Your objective:
Include the line containing "0.44, 0.98, 1.51]" and all lines before it, repeated exactly from the listing below, without pictures.

·····

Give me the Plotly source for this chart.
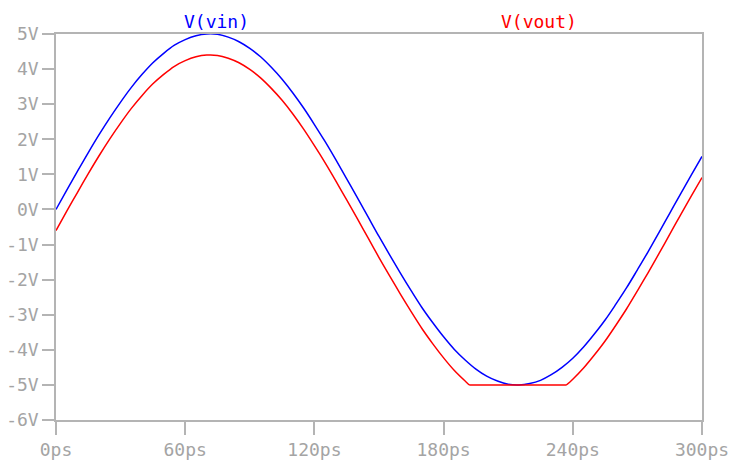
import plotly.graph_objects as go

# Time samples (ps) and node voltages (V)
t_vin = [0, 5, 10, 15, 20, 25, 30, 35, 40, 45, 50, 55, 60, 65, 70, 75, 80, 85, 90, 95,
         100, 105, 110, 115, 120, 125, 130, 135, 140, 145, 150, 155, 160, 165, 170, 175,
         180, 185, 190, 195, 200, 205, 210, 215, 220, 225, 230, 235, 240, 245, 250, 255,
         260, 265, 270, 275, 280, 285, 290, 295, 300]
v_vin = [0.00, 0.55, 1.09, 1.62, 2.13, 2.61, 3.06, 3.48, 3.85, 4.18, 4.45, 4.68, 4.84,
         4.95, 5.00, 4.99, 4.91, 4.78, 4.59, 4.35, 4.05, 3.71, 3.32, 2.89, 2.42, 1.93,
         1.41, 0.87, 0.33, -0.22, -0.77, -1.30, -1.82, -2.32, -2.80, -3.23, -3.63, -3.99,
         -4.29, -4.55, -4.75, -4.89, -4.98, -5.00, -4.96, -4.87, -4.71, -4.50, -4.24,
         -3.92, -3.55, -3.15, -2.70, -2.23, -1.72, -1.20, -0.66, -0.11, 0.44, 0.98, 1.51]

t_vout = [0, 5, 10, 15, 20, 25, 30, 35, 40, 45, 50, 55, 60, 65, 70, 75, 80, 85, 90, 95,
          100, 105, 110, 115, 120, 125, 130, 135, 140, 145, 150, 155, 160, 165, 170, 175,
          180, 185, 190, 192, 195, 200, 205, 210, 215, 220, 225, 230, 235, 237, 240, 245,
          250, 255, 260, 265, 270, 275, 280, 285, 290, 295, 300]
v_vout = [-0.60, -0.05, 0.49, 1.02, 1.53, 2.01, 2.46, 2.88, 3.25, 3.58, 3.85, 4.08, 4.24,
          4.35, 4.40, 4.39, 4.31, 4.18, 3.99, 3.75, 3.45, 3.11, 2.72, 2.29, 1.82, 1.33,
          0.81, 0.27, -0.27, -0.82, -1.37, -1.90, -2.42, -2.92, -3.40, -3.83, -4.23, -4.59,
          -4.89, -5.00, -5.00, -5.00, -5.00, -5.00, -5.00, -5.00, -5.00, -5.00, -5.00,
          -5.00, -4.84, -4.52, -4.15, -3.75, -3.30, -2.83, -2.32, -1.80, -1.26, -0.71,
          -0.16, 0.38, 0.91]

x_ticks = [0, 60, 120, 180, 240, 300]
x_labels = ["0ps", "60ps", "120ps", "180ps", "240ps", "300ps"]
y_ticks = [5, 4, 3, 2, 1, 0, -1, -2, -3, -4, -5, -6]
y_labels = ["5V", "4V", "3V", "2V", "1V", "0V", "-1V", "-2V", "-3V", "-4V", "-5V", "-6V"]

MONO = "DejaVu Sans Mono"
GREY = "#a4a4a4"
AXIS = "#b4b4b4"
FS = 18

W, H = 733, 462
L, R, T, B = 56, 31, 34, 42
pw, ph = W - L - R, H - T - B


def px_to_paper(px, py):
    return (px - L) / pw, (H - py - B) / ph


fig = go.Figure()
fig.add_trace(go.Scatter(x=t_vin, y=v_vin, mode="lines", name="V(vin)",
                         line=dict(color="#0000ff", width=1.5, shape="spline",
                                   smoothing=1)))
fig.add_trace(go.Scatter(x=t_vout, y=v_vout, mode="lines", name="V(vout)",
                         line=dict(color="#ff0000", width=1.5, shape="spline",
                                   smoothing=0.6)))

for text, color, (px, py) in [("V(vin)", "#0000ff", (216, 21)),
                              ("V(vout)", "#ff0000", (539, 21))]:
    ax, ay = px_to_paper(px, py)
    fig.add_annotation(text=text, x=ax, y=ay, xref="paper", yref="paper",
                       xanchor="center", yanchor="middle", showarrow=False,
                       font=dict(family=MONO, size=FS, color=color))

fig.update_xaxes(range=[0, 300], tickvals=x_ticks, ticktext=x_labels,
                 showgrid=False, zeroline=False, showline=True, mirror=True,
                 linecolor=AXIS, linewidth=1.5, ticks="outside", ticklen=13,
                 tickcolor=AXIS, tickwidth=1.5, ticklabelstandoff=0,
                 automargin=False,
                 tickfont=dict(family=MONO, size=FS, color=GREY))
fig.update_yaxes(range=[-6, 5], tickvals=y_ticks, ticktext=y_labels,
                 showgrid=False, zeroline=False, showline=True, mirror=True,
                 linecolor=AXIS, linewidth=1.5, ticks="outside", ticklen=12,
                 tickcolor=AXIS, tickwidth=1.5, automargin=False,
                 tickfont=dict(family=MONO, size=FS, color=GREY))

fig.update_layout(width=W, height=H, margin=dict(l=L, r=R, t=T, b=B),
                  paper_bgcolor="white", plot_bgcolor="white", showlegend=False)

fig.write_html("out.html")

·····

The answer:
Give me the Plotly source for this chart.
import plotly.graph_objects as go

# Time samples (ps) and node voltages (V)
t_vin = [0, 5, 10, 15, 20, 25, 30, 35, 40, 45, 50, 55, 60, 65, 70, 75, 80, 85, 90, 95,
         100, 105, 110, 115, 120, 125, 130, 135, 140, 145, 150, 155, 160, 165, 170, 175,
         180, 185, 190, 195, 200, 205, 210, 215, 220, 225, 230, 235, 240, 245, 250, 255,
         260, 265, 270, 275, 280, 285, 290, 295, 300]
v_vin = [0.00, 0.55, 1.09, 1.62, 2.13, 2.61, 3.06, 3.48, 3.85, 4.18, 4.45, 4.68, 4.84,
         4.95, 5.00, 4.99, 4.91, 4.78, 4.59, 4.35, 4.05, 3.71, 3.32, 2.89, 2.42, 1.93,
         1.41, 0.87, 0.33, -0.22, -0.77, -1.30, -1.82, -2.32, -2.80, -3.23, -3.63, -3.99,
         -4.29, -4.55, -4.75, -4.89, -4.98, -5.00, -4.96, -4.87, -4.71, -4.50, -4.24,
         -3.92, -3.55, -3.15, -2.70, -2.23, -1.72, -1.20, -0.66, -0.11, 0.44, 0.98, 1.51]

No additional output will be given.